>>>

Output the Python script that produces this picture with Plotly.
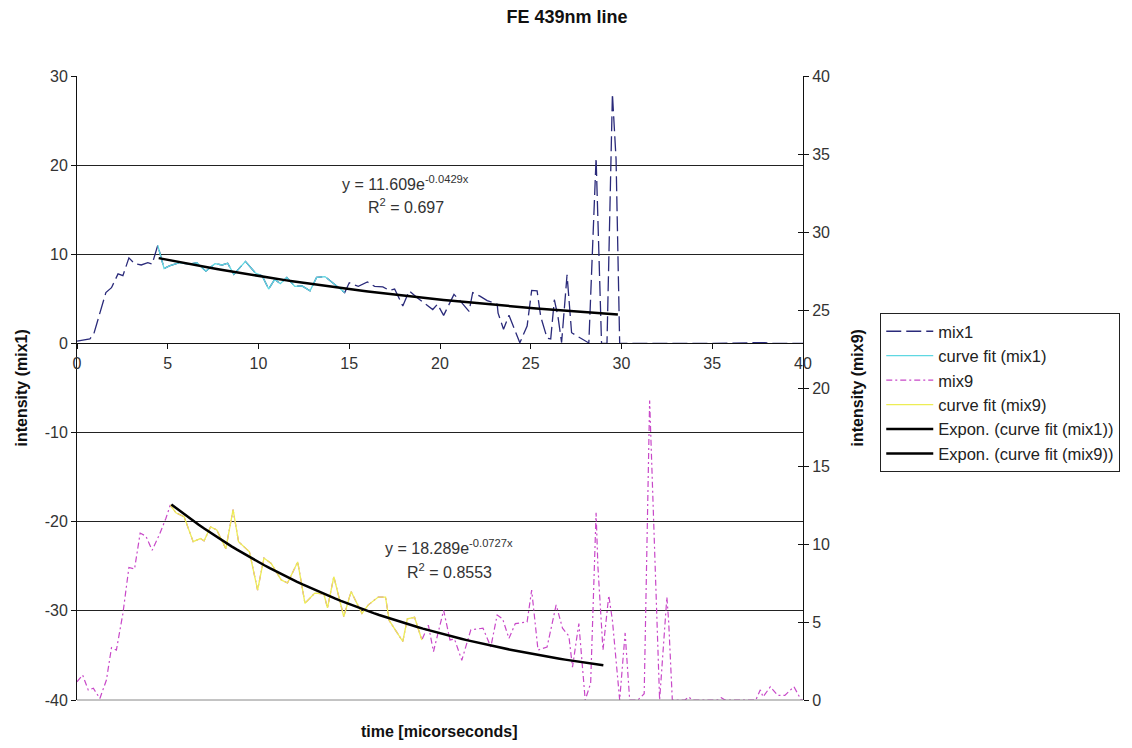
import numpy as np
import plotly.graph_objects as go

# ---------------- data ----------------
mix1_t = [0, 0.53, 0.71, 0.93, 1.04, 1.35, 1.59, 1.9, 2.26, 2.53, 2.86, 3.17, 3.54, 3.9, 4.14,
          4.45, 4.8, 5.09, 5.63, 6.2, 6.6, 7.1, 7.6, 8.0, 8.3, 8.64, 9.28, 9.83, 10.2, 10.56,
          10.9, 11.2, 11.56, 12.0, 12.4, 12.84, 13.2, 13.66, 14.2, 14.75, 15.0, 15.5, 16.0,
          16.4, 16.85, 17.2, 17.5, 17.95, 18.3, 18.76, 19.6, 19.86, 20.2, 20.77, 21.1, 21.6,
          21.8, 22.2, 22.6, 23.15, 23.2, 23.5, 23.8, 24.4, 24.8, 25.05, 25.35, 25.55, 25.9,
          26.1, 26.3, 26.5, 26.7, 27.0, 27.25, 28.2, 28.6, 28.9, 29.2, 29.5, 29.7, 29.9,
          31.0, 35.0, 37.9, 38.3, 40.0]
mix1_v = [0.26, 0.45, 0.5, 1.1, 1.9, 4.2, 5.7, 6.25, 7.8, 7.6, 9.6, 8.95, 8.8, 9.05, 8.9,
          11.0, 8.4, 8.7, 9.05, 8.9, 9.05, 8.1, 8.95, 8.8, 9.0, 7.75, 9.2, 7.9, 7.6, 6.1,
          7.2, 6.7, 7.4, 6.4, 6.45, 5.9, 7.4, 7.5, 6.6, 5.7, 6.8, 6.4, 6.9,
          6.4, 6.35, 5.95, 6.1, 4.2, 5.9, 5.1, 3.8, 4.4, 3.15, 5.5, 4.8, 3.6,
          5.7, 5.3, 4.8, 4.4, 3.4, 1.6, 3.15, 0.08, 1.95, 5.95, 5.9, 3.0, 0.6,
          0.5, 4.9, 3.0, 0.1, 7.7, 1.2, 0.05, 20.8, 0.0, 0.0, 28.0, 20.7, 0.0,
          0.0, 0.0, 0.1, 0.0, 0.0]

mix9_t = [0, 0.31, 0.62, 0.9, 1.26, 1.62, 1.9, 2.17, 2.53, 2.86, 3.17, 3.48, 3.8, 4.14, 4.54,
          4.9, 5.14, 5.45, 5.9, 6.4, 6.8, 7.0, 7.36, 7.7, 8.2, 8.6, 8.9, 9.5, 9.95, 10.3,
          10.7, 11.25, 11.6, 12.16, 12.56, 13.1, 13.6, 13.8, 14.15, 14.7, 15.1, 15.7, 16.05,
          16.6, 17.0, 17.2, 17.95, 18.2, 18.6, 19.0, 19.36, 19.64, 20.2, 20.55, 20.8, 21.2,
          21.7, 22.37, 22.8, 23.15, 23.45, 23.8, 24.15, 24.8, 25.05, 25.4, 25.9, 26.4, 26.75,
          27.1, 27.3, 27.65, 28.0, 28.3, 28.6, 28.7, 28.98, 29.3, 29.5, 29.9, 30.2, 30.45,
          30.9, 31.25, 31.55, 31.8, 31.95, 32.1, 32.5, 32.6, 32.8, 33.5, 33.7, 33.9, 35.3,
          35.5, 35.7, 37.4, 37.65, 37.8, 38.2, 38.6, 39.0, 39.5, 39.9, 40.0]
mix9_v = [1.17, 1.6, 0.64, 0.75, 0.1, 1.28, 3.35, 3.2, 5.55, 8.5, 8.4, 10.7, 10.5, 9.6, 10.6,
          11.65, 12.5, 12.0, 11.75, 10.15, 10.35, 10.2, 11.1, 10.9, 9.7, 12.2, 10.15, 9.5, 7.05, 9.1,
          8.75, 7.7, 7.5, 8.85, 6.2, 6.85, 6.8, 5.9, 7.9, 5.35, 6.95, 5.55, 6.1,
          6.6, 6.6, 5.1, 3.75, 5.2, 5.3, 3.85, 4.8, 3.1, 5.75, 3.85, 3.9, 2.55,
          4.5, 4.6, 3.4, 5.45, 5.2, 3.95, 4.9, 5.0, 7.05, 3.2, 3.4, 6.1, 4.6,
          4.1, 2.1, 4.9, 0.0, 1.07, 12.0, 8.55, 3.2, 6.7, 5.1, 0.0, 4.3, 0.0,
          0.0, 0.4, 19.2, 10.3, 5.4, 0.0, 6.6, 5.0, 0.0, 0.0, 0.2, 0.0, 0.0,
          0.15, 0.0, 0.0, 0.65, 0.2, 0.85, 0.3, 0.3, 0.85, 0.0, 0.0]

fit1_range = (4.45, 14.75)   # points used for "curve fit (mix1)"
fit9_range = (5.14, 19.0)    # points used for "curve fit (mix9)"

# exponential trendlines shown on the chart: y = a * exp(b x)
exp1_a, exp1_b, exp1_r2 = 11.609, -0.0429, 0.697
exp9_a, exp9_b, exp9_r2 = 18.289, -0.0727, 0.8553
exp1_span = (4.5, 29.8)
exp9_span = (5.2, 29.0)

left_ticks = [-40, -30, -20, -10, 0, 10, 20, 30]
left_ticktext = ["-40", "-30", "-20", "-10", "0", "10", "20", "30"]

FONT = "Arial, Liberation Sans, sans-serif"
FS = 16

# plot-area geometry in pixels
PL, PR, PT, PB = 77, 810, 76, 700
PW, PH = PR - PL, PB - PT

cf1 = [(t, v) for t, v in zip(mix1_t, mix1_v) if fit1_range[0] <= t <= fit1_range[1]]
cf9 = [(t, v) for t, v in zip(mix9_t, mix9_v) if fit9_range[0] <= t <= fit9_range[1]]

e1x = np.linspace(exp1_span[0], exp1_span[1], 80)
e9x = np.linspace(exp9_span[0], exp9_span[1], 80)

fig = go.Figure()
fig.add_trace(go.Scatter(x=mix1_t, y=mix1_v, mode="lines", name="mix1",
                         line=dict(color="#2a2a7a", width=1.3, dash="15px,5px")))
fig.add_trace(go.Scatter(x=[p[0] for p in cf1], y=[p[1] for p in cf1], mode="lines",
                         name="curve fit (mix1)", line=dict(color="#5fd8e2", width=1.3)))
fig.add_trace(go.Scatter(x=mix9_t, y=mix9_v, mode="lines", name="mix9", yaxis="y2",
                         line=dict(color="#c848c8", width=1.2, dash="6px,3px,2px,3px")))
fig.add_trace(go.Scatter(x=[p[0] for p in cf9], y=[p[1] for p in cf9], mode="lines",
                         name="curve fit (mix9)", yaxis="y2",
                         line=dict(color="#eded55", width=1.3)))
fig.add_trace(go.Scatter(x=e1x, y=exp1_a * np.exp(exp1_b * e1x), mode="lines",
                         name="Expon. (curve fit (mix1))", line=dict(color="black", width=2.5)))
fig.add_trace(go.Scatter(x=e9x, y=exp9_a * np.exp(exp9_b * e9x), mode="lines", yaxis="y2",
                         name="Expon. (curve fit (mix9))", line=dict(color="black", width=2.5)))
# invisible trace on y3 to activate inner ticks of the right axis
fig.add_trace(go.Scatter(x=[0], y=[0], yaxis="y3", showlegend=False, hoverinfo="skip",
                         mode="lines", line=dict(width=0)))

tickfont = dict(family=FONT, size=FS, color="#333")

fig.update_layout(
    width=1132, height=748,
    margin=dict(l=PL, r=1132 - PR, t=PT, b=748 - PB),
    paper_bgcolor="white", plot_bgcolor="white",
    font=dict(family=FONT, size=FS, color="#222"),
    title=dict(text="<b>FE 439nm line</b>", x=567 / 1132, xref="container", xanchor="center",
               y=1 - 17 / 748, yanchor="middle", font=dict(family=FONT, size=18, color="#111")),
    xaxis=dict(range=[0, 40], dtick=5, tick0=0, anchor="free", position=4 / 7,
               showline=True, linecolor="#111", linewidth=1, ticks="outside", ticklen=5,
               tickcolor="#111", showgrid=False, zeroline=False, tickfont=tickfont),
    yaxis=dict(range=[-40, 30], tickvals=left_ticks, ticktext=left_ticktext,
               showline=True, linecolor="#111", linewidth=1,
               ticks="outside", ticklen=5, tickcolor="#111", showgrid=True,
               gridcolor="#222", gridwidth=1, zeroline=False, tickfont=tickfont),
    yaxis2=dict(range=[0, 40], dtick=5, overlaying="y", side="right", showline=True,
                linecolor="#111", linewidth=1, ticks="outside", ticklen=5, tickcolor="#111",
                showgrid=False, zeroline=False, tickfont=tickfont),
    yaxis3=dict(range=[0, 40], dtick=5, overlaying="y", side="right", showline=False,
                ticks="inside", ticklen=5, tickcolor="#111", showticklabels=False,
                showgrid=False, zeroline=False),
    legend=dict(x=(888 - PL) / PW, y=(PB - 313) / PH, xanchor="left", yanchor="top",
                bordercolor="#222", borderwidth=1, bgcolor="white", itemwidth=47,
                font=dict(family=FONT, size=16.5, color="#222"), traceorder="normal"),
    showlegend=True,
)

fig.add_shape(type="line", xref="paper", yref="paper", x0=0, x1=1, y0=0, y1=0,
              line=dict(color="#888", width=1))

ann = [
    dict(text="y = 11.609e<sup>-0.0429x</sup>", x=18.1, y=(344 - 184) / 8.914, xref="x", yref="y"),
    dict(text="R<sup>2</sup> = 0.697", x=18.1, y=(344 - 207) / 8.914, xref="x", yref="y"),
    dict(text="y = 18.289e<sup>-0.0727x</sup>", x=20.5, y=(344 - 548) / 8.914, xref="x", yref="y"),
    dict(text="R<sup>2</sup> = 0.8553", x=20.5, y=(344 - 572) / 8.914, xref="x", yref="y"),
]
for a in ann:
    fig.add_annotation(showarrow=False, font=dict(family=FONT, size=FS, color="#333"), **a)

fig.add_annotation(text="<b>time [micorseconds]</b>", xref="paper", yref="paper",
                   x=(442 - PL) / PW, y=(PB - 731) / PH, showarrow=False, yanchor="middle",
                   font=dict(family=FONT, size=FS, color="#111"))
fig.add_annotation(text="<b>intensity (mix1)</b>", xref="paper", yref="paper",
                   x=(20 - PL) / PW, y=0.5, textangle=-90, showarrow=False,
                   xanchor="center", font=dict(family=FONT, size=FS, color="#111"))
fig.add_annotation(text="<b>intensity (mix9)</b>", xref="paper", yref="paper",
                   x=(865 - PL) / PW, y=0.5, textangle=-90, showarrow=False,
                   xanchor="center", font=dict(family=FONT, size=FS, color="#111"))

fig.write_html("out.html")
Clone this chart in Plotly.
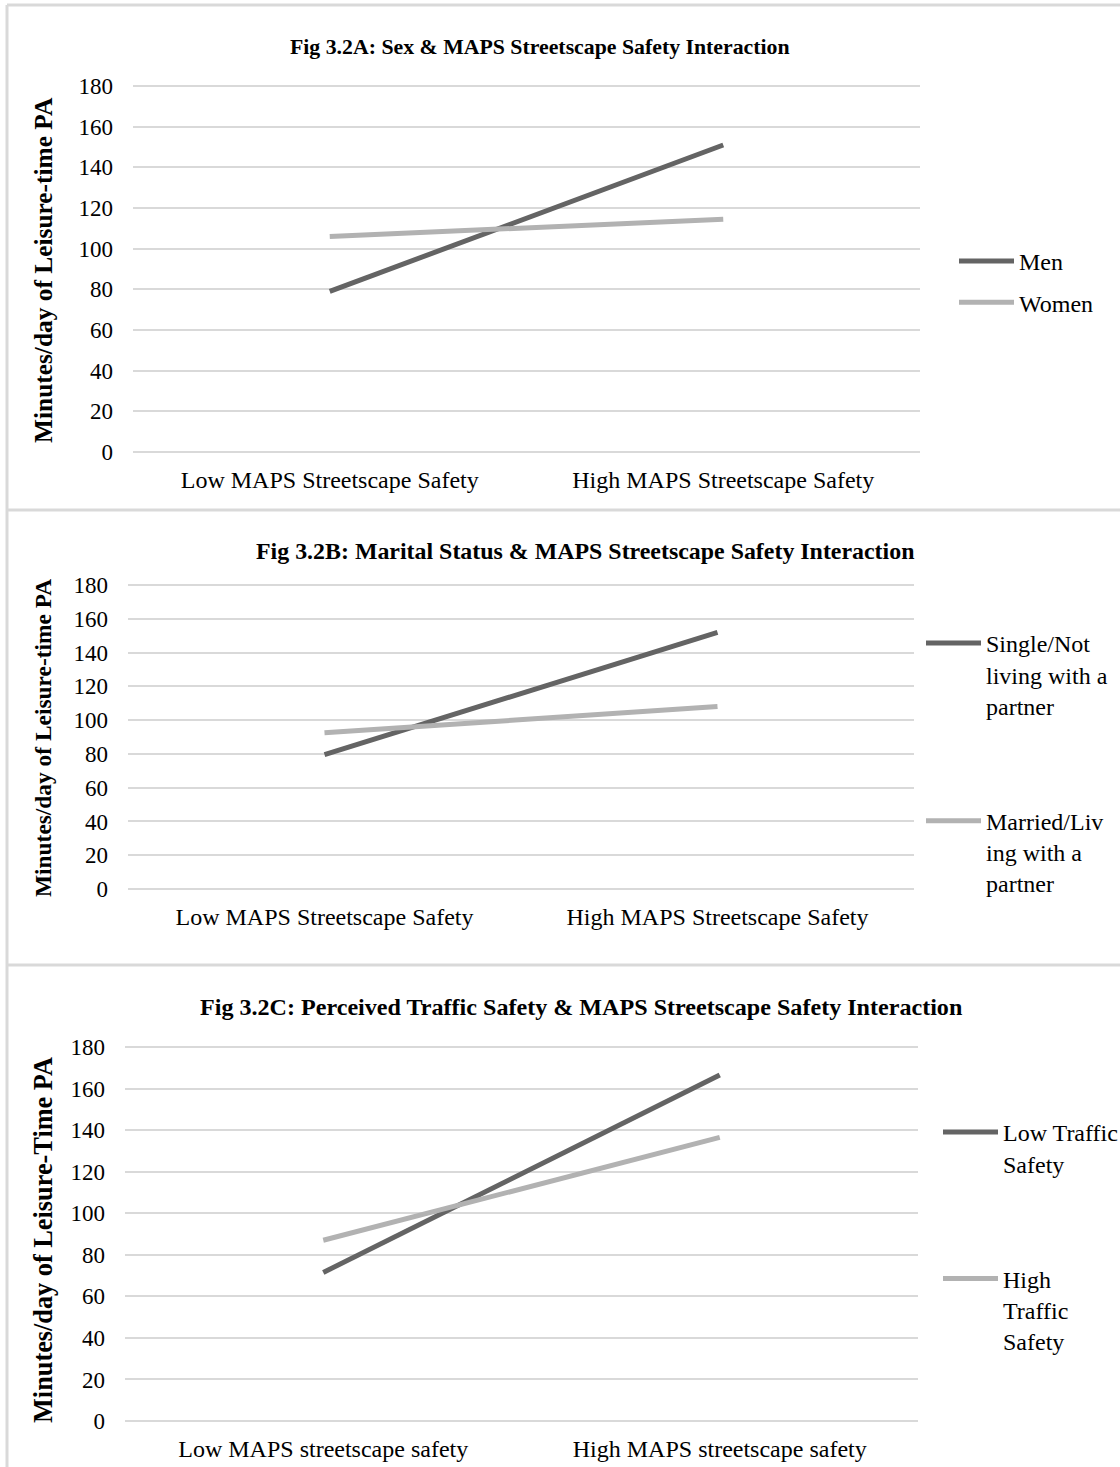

<<<

Pictures are excluded; extract exactly the lines from the start of the data through the line that holds "import plotly.graph_objects as go", both ends included.

*EXERCISE OUTPUT*.
Output the Python script that produces this picture with Plotly.
import numpy as np
import plotly.graph_objects as go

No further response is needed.